Wednesday, April 11, 2007

News Flash: David Sedaris makes stuff up

Jack Shafer of Slate is shocked, shocked to discover that not everything humorist David Sedaris says is 100% true:
If writing fiction is the license Sedaris and other nonfiction humorists need to get at "larger truths," why limit this exemption to humorists? Let reporters covering city hall, war, and business to embellish and exaggerate so they can capture "larger truths," too. I'm sure that Stephen Glass, Jayson Blair, Christopher Newton, and Slate's "monkeyfishing guy" would back this idea, especially if applied retroactively.
You might think from that excerpt that Shafer is kidding, but read the whole thing; he's dead serious. How much of a moron do you have to be to not see the difference between somebody telling funny stories about playing Santa's elf in a department store and somebody trying to present fakery as serious journalism?

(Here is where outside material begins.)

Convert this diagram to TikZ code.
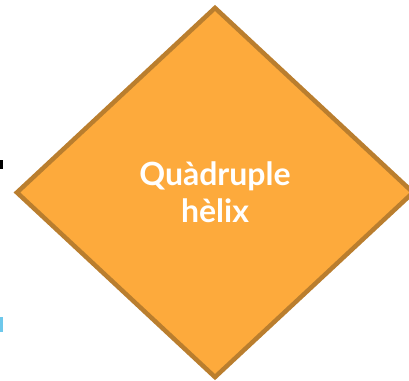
\documentclass[tikz,border=0pt]{standalone}
\usepackage{fontspec}
\newfontfamily\latofont{Lato}
\usetikzlibrary{shapes.geometric}
\definecolor{helixfill}{RGB}{253,170,60}
\definecolor{helixline}{RGB}{186,126,46}
\definecolor{cutblue}{RGB}{110,200,235}
\begin{document}
\begin{tikzpicture}[x=1pt,y=1pt,yscale=-1]
\useasboundingbox (0,0) rectangle (409,380);

%Shape: Diamond [id:helix]
\node (helix) [diamond, draw=helixline, fill=helixfill, line width=4.5pt, inner sep=0pt,
  minimum width=398pt, minimum height=371pt, align=center, text=white,
  font=\latofont\bfseries\fontsize{32}{37}\selectfont] at (215,192.5) {Quàdruple\\hèlix};

%Shape: cut marks on the left edge
\fill [black] (0,160) rectangle (2.5,169) ;
\fill [cutblue] (0,317) rectangle (2.5,332) ;

\end{tikzpicture}
\end{document}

The commenters in The Fray are all defending Sedaris, as well they should. I know Slate thrives off of articles that buck conventional wisdom, but I have to wonder why an editor didn't sit down with Shafer and tell him the lighten up.

2 Comments:

At Thursday, April 12, 2007 at 9:18:00 AM PDT, Anonymous Anonymous said...

OMG, After reading the entire article, I think maybe your hypothetical Slate editor would have needed to sit down and explain "humor" to the poor guy, not just tell him to lighten up. He actually uses James Thurber as a defense for his argument, and tries to argue that Thurber's changes mean that Thurber entirely defictionalized his stories.

The disclaimer at the end explains all: Alex Heard, the overly-uptight guy from the New Republic is a friend of Jack Schafter, the overly-uptight guy at Slate.

 
At Thursday, April 12, 2007 at 10:33:00 AM PDT, Anonymous Anonymous said...

This is my favorite part:

"Jon Carroll thinks humorists require "latitude" to make things funny, a notion I find bogus. I find stories that are absolutely true—like the time one of my neighbors, dressed up to party on Saturday night, fell into a 55-gallon drum filled with human excrement and urine—the funniest."

Yet, reading that, I didn't laugh at all. This guy must totally suck at parties.